:: Information supplied ::

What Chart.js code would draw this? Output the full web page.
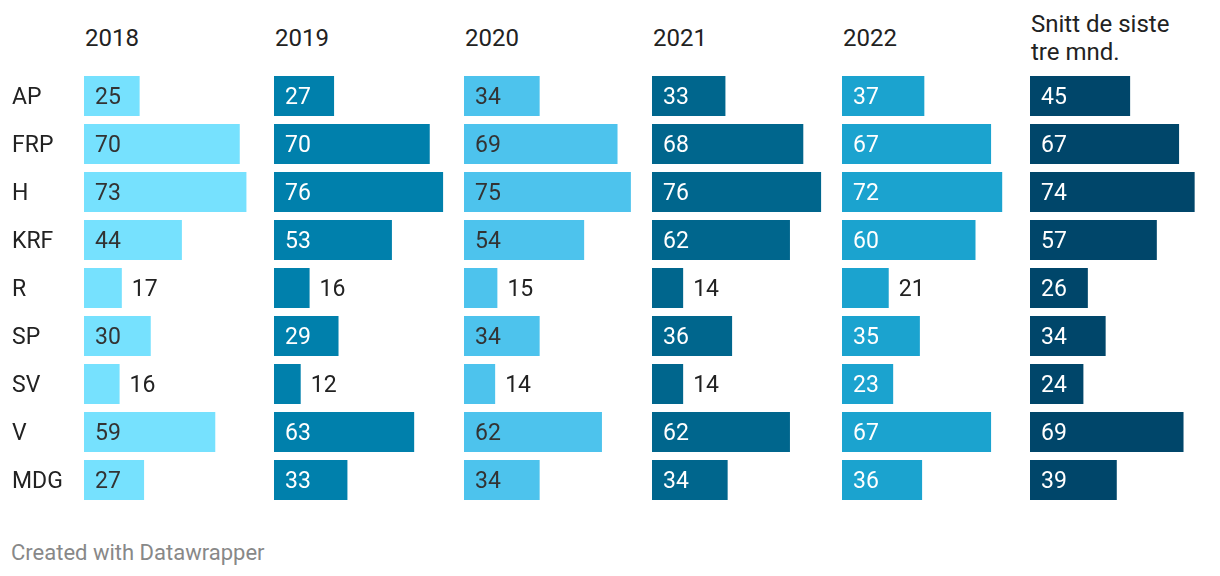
<!DOCTYPE html>
<html>
<head>
<meta charset="utf-8">
<script src="https://cdn.jsdelivr.net/npm/chart.js@4"></script>
<style>
  body { margin: 0; background: #fff; font-family: Roboto, sans-serif; }
  #wrap { position: relative; width: 1220px; height: 576px; }
  .head { position: absolute; font-size: 24px; color: #222; line-height: 28px; }
  canvas { position: absolute; top: 72px; }
  #foot { position: absolute; left: 11px; top: 540px; font-size: 22px; color: #888; }
</style>
</head>
<body>
<div id="wrap"></div>
<script>
const parties = ['AP', 'FRP', 'H', 'KRF', 'R', 'SP', 'SV', 'V', 'MDG'];
const columns = ['2018', '2019', '2020', '2021', '2022', 'Snitt de siste\ntre mnd.'];
const v2018 = [25, 70, 73, 44, 17, 30, 16, 59, 27];
const v2019 = [27, 70, 76, 53, 16, 29, 12, 63, 33];
const v2020 = [34, 69, 75, 54, 15, 34, 14, 62, 34];
const v2021 = [33, 68, 76, 62, 14, 36, 14, 62, 34];
const v2022 = [37, 67, 72, 60, 21, 35, 23, 67, 36];
const vSnitt = [45, 67, 74, 57, 26, 34, 24, 69, 39];

const series = [v2018, v2019, v2020, v2021, v2022, vSnitt];
const colors = ['#76E1FE', '#0080AC', '#4DC3ED', '#00668D', '#1BA3CF', '#00466A'];
const inkInside = ['#333', '#fff', '#333', '#fff', '#fff', '#fff'];
const panelLeft = [84, 274, 464, 652, 842, 1030];

const wrap = document.getElementById('wrap');

// value labels: inside if there is room, otherwise right of the bar
// first panel also writes the party names on the left
const valueLabels = {
  id: 'valueLabels',
  afterDatasetsDraw(chart, args, opts) {
    const ctx = chart.ctx;
    const meta = chart.getDatasetMeta(0);
    const data = chart.data.datasets[0].data;
    ctx.save();
    ctx.font = '23px Roboto';
    ctx.textBaseline = 'middle';
    ctx.textAlign = 'left';
    meta.data.forEach((bar, i) => {
      const v = data[i];
      const inside = v >= 22;
      ctx.fillStyle = inside ? opts.ink : '#222';
      const x = inside ? bar.base + 11 : bar.x + 10;
      ctx.fillText(String(v), x, bar.y + 2);
      if (opts.rowLabels) {
        ctx.fillStyle = '#222';
        ctx.fillText(chart.data.labels[i], 12, bar.y + 2);
      }
    });
    ctx.restore();
  }
};

series.forEach((vals, k) => {
  const first = k === 0;
  const h = document.createElement('div');
  h.className = 'head';
  h.style.left = (panelLeft[k] + 1) + 'px';
  const lines = columns[k].split('\n');
  h.style.top = (lines.length > 1 ? 10 : 24) + 'px';
  h.innerHTML = lines.join('<br>');
  wrap.appendChild(h);

  const c = document.createElement('canvas');
  const w = first ? 84 + 178 : 178;
  c.width = w; c.height = 432;
  c.style.width = w + 'px'; c.style.height = '432px';
  c.style.left = (first ? 0 : panelLeft[k]) + 'px';
  wrap.appendChild(c);

  new Chart(c, {
    type: 'bar',
    data: {
      labels: parties,
      datasets: [{ data: vals, backgroundColor: colors[k], barPercentage: 40 / 48, categoryPercentage: 1 }]
    },
    options: {
      indexAxis: 'y',
      responsive: false,
      animation: false,
      layout: { padding: { left: first ? 84 : 0, right: 0, top: 0, bottom: 0 } },
      plugins: {
        legend: { display: false },
        tooltip: { enabled: false },
        valueLabels: { ink: inkInside[k], rowLabels: first }
      },
      scales: {
        x: { display: false, min: 0, max: 80 },
        y: { display: false }
      }
    },
    plugins: [valueLabels]
  });
});

const f = document.createElement('div');
f.id = 'foot';
f.textContent = 'Created with Datawrapper';
wrap.appendChild(f);
</script>
</body>
</html>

:::

**Stated task**
Write out an exact copy of the listing, first line through the line containing "24, 69, 39];", with the pictures left out.

**Exercise response**
What Chart.js code would draw this? Output the full web page.
<!DOCTYPE html>
<html>
<head>
<meta charset="utf-8">
<script src="https://cdn.jsdelivr.net/npm/chart.js@4"></script>
<style>
  body { margin: 0; background: #fff; font-family: Roboto, sans-serif; }
  #wrap { position: relative; width: 1220px; height: 576px; }
  .head { position: absolute; font-size: 24px; color: #222; line-height: 28px; }
  canvas { position: absolute; top: 72px; }
  #foot { position: absolute; left: 11px; top: 540px; font-size: 22px; color: #888; }
</style>
</head>
<body>
<div id="wrap"></div>
<script>
const parties = ['AP', 'FRP', 'H', 'KRF', 'R', 'SP', 'SV', 'V', 'MDG'];
const columns = ['2018', '2019', '2020', '2021', '2022', 'Snitt de siste\ntre mnd.'];
const v2018 = [25, 70, 73, 44, 17, 30, 16, 59, 27];
const v2019 = [27, 70, 76, 53, 16, 29, 12, 63, 33];
const v2020 = [34, 69, 75, 54, 15, 34, 14, 62, 34];
const v2021 = [33, 68, 76, 62, 14, 36, 14, 62, 34];
const v2022 = [37, 67, 72, 60, 21, 35, 23, 67, 36];
const vSnitt = [45, 67, 74, 57, 26, 34, 24, 69, 39];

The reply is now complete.